Friday, 13 June 2008


LONDON, June 12 (AFP): A meeting due June 22 in Saudi Arabia for the world's biggest oil producers and consumers to discuss record-high crude prices will be at head-of-state level, OPEC chief Abdullah al-Badri said Wednesday.

"The meeting in Jeddah will be the head of states and they will discuss why we have high energy prices," Badri told AFP on the sidelines of an energy conference in London.

OPEC Secretary General Badri would not be drawn on which heads of state would attend the one-day gathering announced by Saudi Arabia Tuesday, which was less than a week after the price of crude struck a record high 139.12 dollars a barrel.

The Organisation of Petroleum Exporting Countries (OPEC) maintains that the oil market is well supplied and that current prices do not reflect market fundamentals of supply and demand.

Saudi Arabia, a close Western ally, has come under huge US pressure to boost output to help end volatility in world markets that saw benchmark crude prices in New York jump close to 140 dollars a barrel last Friday.

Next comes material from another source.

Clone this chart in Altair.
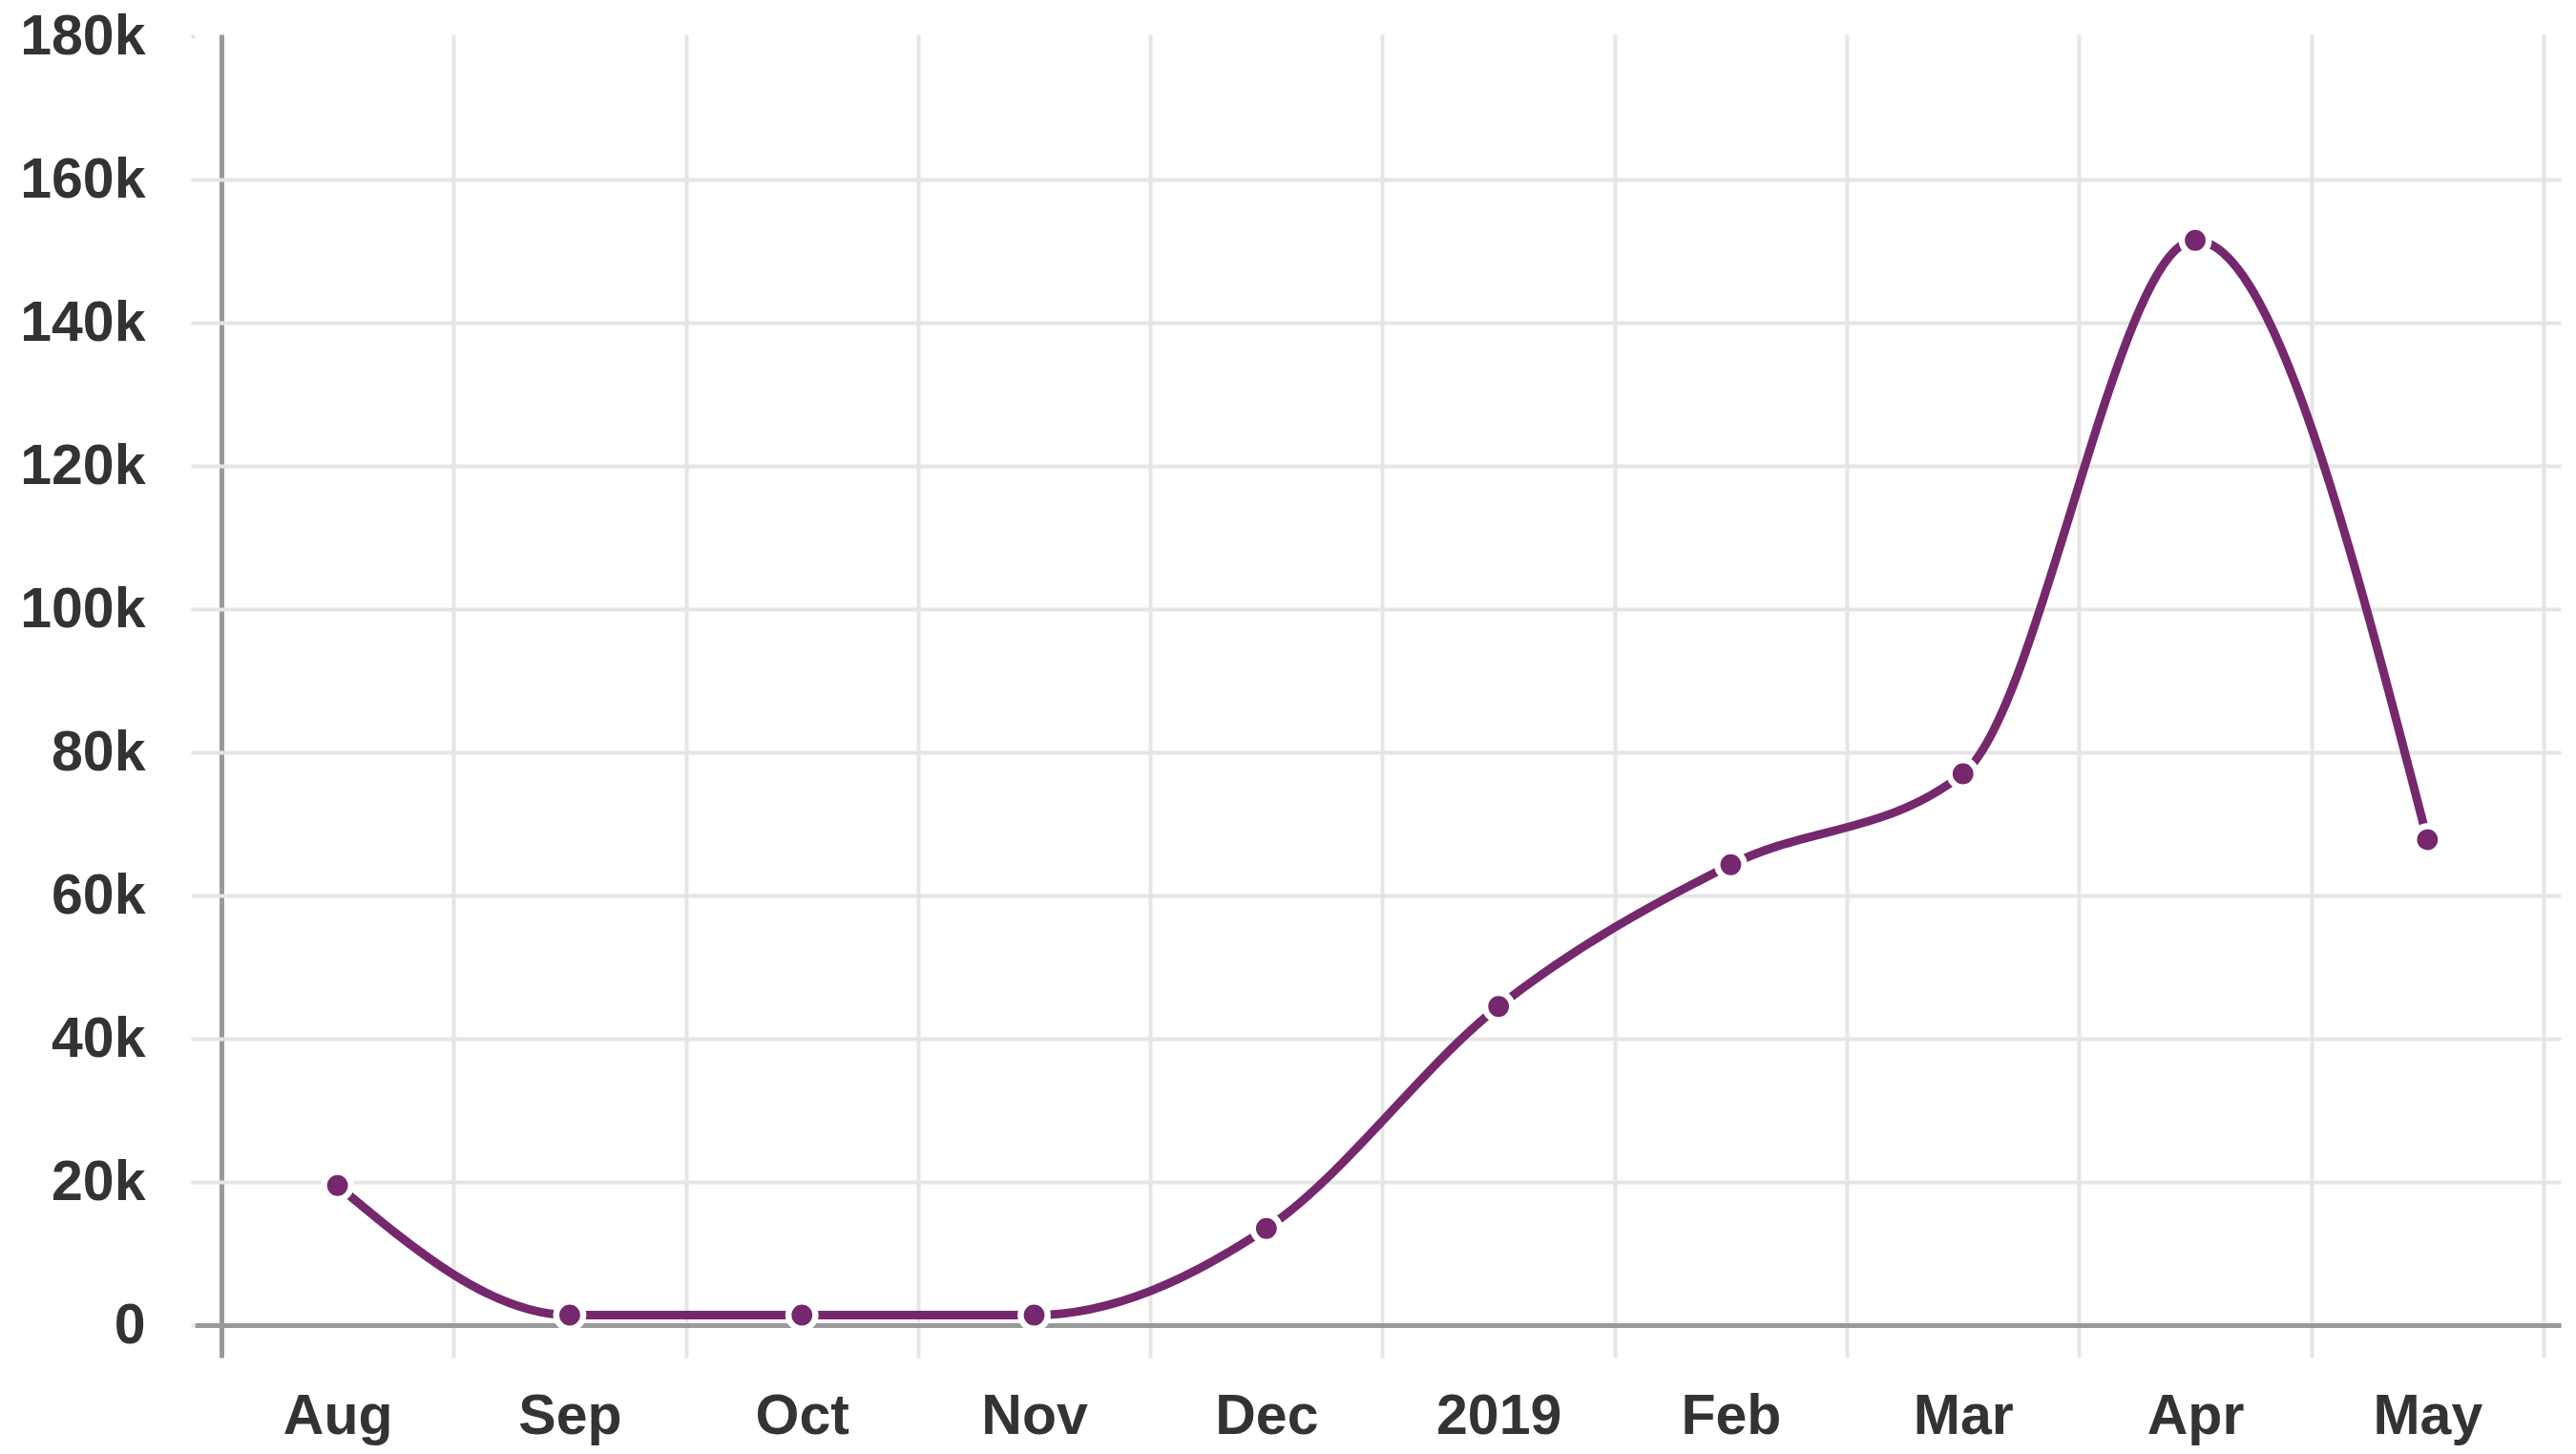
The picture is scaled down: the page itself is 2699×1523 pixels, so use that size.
import altair as alt
import pandas as pd

months = ["Aug", "Sep", "Oct", "Nov", "Dec", "2019", "Feb", "Mar", "Apr", "May"]
values = [19500, 1400, 1400, 1400, 13500, 44500, 64300, 77000, 151500, 67800]
y_ticks = [0, 20000, 40000, 60000, 80000, 100000, 120000, 140000, 160000, 180000]

PURPLE = "#75286d"
GRID = "#e5e5e5"
DOMAIN = "#999999"
FONT = "Liberation Sans"

df = pd.DataFrame({
    "month": months,
    "idx": [i + 0.5 for i in range(len(months))],
    "value": values,
})

W = 2479
H = 1352
x_lo, x_hi = -0.115, len(months) + 0.074
band_px = W / (x_hi - x_lo)

label_arr = "[" + ",".join("'%s'" % m for m in months + [""]) + "]"

x_enc = alt.X(
    "idx:Q",
    scale=alt.Scale(domain=[x_lo, x_hi], nice=False, zero=False),
    axis=alt.Axis(
        values=list(range(len(months) + 1)),
        title=None,
        grid=True,
        gridColor={"condition": {"test": "datum.value === 0", "value": DOMAIN}, "value": GRID},
        gridWidth={"condition": {"test": "datum.value === 0", "value": 5}, "value": 4},
        ticks=True,
        tickSize=34,
        tickWidth={"condition": {"test": "datum.value === 0", "value": 5}, "value": 4},
        tickColor={"condition": {"test": "datum.value === 0", "value": DOMAIN}, "value": GRID},
        domain=True,
        domainColor=DOMAIN,
        domainWidth=5,
        labelExpr=label_arr + "[datum.value]",
        labelOffset=band_px / 2,
        labelPadding=32,
        labelFont=FONT,
        labelFontSize=59,
        labelFontWeight="bold",
        labelColor="#333333",
        labelOverlap=False,
        labelFlush=False,
        labelBound=False,
    ),
)

y_enc = alt.Y(
    "value:Q",
    scale=alt.Scale(domain=[0, 180270], nice=False),
    axis=alt.Axis(
        values=y_ticks,
        title=None,
        labelExpr="datum.value === 0 ? '0' : format(datum.value / 1000, 'd') + 'k'",
        grid=True,
        gridColor=GRID,
        gridWidth=4,
        gridOpacity={"condition": {"test": "datum.value >= 180000", "value": 0}, "value": 1},
        domain=False,
        ticks=True,
        tickSize=4,
        tickWidth=4,
        tickColor=GRID,
        labelPadding=48,
        labelFont=FONT,
        labelFontSize=59,
        labelFontWeight="bold",
        labelColor="#333333",
        labelOverlap=False,
        labelBound=False,
        labelFlush=False,
    ),
)

base = alt.Chart(df)

line = base.mark_line(interpolate="monotone", color=PURPLE, strokeWidth=9).encode(x=x_enc, y=y_enc)
points = base.mark_circle(size=800, color=PURPLE, opacity=1, stroke="white", strokeWidth=6.5).encode(
    x="idx:Q", y="value:Q"
)

chart = (
    alt.layer(line, points)
    .properties(
        width=W,
        height=H,
        autosize=alt.AutoSizeParams(type="none"),
        padding={"left": 196, "top": 28, "right": 8, "bottom": 126},
        background="white",
    )
    .configure_view(strokeWidth=0)
)

chart.save("out.html", embed_options={"renderer": "svg", "actions": False})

New York's main oil futures contract, light sweet crude for July delivery, leapt 10.75 dollars a barrel Friday to 139.12 - - its biggest one-day jump ever.

Saudi Arabia, the leading member in OPEC, had first proposed the meeting of countries and oil company bosses Monday.

The United States, the world's biggest consumer of energy, has said it plans to attend and the guest list is also to include leading investment bankers and financiers, who are held responsible by OPEC for driving up the price of oil through speculation.

European countries, the European Commission, the International Energy Agency-the energy watchdog for industrialised countries-and the heads of investment banks Morgan Stanley and Goldman Sachs have also been invited.

Another report from Singapore adds: World oil prices fell in volatile Asian trade Thursday after rising earlier following a US government report that showed American crude reserves dipped for the fourth week in a row.

New York's main oil futures contract, light sweet crude for July delivery, was 98 cents lower at 135.40 dollars a barrel after trading as high as 136.99 in the morning.

The contract jumped 5.07 dollars to close at 136.38 on the New York Mercantile Exchange on Wednesday.